Nice-Matin (Nice Littoral et Vallées)
« La France fixe le prix des médicaments à un niveau trop bas»
Questions à Cyril Colombani, président de l’union syndicale des pharmaciens d’officine dans les Alpes-maritimes
Quels sont les médicaments concernés par des ruptures d’approvisionnement ou de stock ?
Ils sont nombreux. Les antibiotiques pour enfants par exemple, il n’y en a plus. L’advil pour enfants est en rupture depuis des mois. L’ultibro pour les patients qui souffrent d’une bronchopneumopathie chronique obstructive, on arrive à en avoir au compte-gouttes. Mais à qui on le donne ? Il faut qu’on choisisse nos patients maintenant ?
Quant aux produits pour la gestion de la glycémie type Ozempic, là, c’est le néant. On essaie de bricoler pendant un mois ou deux, ce qui choque les patients qui ne comprennent pas. Chez les patients âgés, toute modification ou manque génèrent un stress supplémentaire.

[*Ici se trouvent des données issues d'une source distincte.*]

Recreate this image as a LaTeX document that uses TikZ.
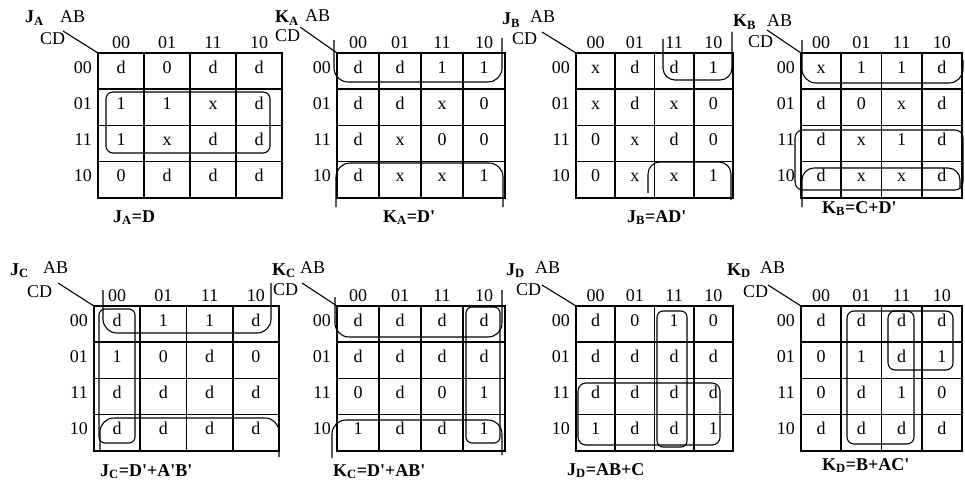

Quelles sont les conséquences pour la profession ?
Cette situation nous embolise de longues heures dans la journée pour vérifier la disponibilité d’un médicament, appeler le grossiste, arriver à joindre le médecin qui a fait la prescription, faire le point, trouver des solutions.
Comment en est-on arrivé là ? Nous avons le prix du médicament le moins cher d’europe et nous avons un gouvernement qui est schizophrène. Il veut réindustrialiser la France et que celle-ci soit autonome en production de médicaments, mais il fixe le prix des médicaments les plus courants en baissant le prix à un niveau qui ne permet plus aux industriels d’en fournir de façon correcte. Ils préfèrent livrer d’abord les pays qui paient mieux.
La France est servie en dernier.
Quelle serait la solution pour sortir de cette situation ?
La France est en retard sur la prévention. La prévention c’est du temps. Le temps que les pharmaciens passent aujourd’hui à chercher des solutions pour remplacer un médicament manquant pourrait être utilisé à faire de la prévention pour le dépistage du cancer colorectal,
Les pharmaciens sont vent debout l’article 31 de la loi de financement de la sécurité sociale 2023. Que va-t-il se passer s’il est voté ?
L’article 31 ferait basculer la France dans le Tiers-monde médical. Si ça passe, ce sont des dizaines d’entreprises qui n’y résisteront pas. Un seul laboratoire, choisi par appel d’offres, sera remboursé : celui qui serait le moins disant. Or il y a plus de 20 laboratoires génériques qui existent. Déjà qu’on n’arrive pas à trouver de produits avec 20 laboratoires génériques, imaginez avec un seul. Les patients devraient se mobiliser car les premiers concernés ce seront eux.